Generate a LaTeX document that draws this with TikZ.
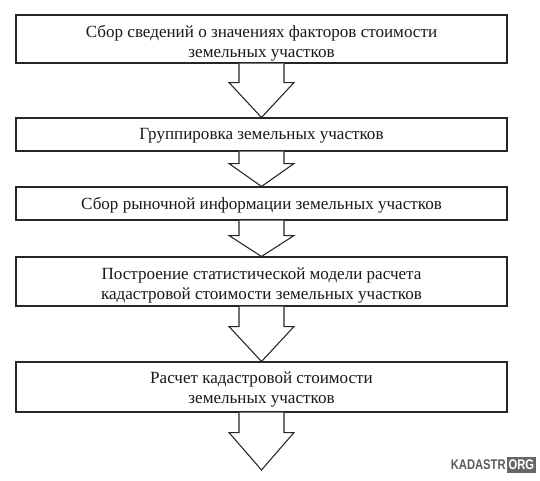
\documentclass[tikz,border=0pt]{standalone}
\usepackage{fontspec}
\setmainfont{Liberation Serif}
\newfontfamily\wmfont{Liberation Sans}
\usetikzlibrary{calc}
\tikzset{
  stepbox/.style={draw=black!85, line width=0.8pt, minimum width=491*0.75pt, inner sep=0pt, fill=white},
  steptext/.style={align=center, inner sep=0pt, font=\fontsize{12.8}{15}\selectfont, text=black!90},
  fat/.style={draw=black!85, line width=0.8pt, line join=miter, fill=white},
  wm/.style={font=\wmfont\bfseries\fontsize{10.5}{10.5}\selectfont, xscale=0.8, transform shape},
}
\newcommand\fatarrow[3]{%
  \draw[fat] ($(#1.south)+(-22.5,0)$) -- ++(0,#3) -- ++(-10,0) -- (#2)
    -- ($(#1.south)+(32.5,#3)$) -- ++(-10,0) -- ($(#1.south)+(22.5,0)$);}
\begin{document}
\begin{tikzpicture}[x=0.75pt,y=-0.75pt]
\useasboundingbox (0,0) rectangle (540,480);
\node[stepbox, minimum height=48*0.75pt] (b1) at (261.5,39) {};
\node[stepbox, minimum height=33*0.75pt] (b2) at (261.5,134.5) {};
\node[stepbox, minimum height=33*0.75pt] (b3) at (261.5,203.5) {};
\node[stepbox, minimum height=49*0.75pt] (b4) at (261.5,281.5) {};
\node[stepbox, minimum height=50*0.75pt] (b5) at (261.5,387) {};
\coordinate (end) at (261.5,470);
\node[steptext] (t1) at (261.5,43) {Сбор сведений о значениях факторов стоимости\\земельных участков};
\node[steptext] (t2) at (261.5,136) {Группировка земельных участков};
\node[steptext] (t3) at (261.5,205) {Сбор рыночной информации земельных участков};
\node[steptext] (t4) at (261.5,285) {Построение статистической модели расчета\\кадастровой стоимости земельных участков};
\node[steptext] (t5) at (261.5,389) {Расчет кадастровой стоимости\\земельных участков};
\fatarrow{b1}{b2.north}{19}
\fatarrow{b2}{b3.north}{12}
\fatarrow{b3}{b4.north}{15}
\fatarrow{b4}{b5.north}{20}
\fatarrow{b5}{end}{20}
\node[wm, fill=black!60, text=white, inner xsep=1.5pt, inner ysep=2.5pt, anchor=east] (org) at (536,465) {ORG};
\node[wm, text=black!65, inner sep=0pt, anchor=east] (kad) at ($(org.west)+(-1,0)$) {KADASTR};
\end{tikzpicture}
\end{document}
------------------------------
**TASK TO COMPLETE:**
Repeat the material above verbatim, with no pictures in the output.

**SOLUTION FOR THIS EXERCISE:**
Generate a LaTeX document that draws this with TikZ.
\documentclass[tikz,border=0pt]{standalone}
\usepackage{fontspec}
\setmainfont{Liberation Serif}
\newfontfamily\wmfont{Liberation Sans}
\usetikzlibrary{calc}
\tikzset{
  stepbox/.style={draw=black!85, line width=0.8pt, minimum width=491*0.75pt, inner sep=0pt, fill=white},
  steptext/.style={align=center, inner sep=0pt, font=\fontsize{12.8}{15}\selectfont, text=black!90},
  fat/.style={draw=black!85, line width=0.8pt, line join=miter, fill=white},
  wm/.style={font=\wmfont\bfseries\fontsize{10.5}{10.5}\selectfont, xscale=0.8, transform shape},
}
\newcommand\fatarrow[3]{%
  \draw[fat] ($(#1.south)+(-22.5,0)$) -- ++(0,#3) -- ++(-10,0) -- (#2)
    -- ($(#1.south)+(32.5,#3)$) -- ++(-10,0) -- ($(#1.south)+(22.5,0)$);}
\begin{document}
\begin{tikzpicture}[x=0.75pt,y=-0.75pt]
\useasboundingbox (0,0) rectangle (540,480);
\node[stepbox, minimum height=48*0.75pt] (b1) at (261.5,39) {};
\node[stepbox, minimum height=33*0.75pt] (b2) at (261.5,134.5) {};
\node[stepbox, minimum height=33*0.75pt] (b3) at (261.5,203.5) {};
\node[stepbox, minimum height=49*0.75pt] (b4) at (261.5,281.5) {};
\node[stepbox, minimum height=50*0.75pt] (b5) at (261.5,387) {};
\coordinate (end) at (261.5,470);
\node[steptext] (t1) at (261.5,43) {Сбор сведений о значениях факторов стоимости\\земельных участков};
\node[steptext] (t2) at (261.5,136) {Группировка земельных участков};
\node[steptext] (t3) at (261.5,205) {Сбор рыночной информации земельных участков};
\node[steptext] (t4) at (261.5,285) {Построение статистической модели расчета\\кадастровой стоимости земельных участков};
\node[steptext] (t5) at (261.5,389) {Расчет кадастровой стоимости\\земельных участков};
\fatarrow{b1}{b2.north}{19}
\fatarrow{b2}{b3.north}{12}
\fatarrow{b3}{b4.north}{15}
\fatarrow{b4}{b5.north}{20}
\fatarrow{b5}{end}{20}
\node[wm, fill=black!60, text=white, inner xsep=1.5pt, inner ysep=2.5pt, anchor=east] (org) at (536,465) {ORG};
\node[wm, text=black!65, inner sep=0pt, anchor=east] (kad) at ($(org.west)+(-1,0)$) {KADASTR};
\end{tikzpicture}
\end{document}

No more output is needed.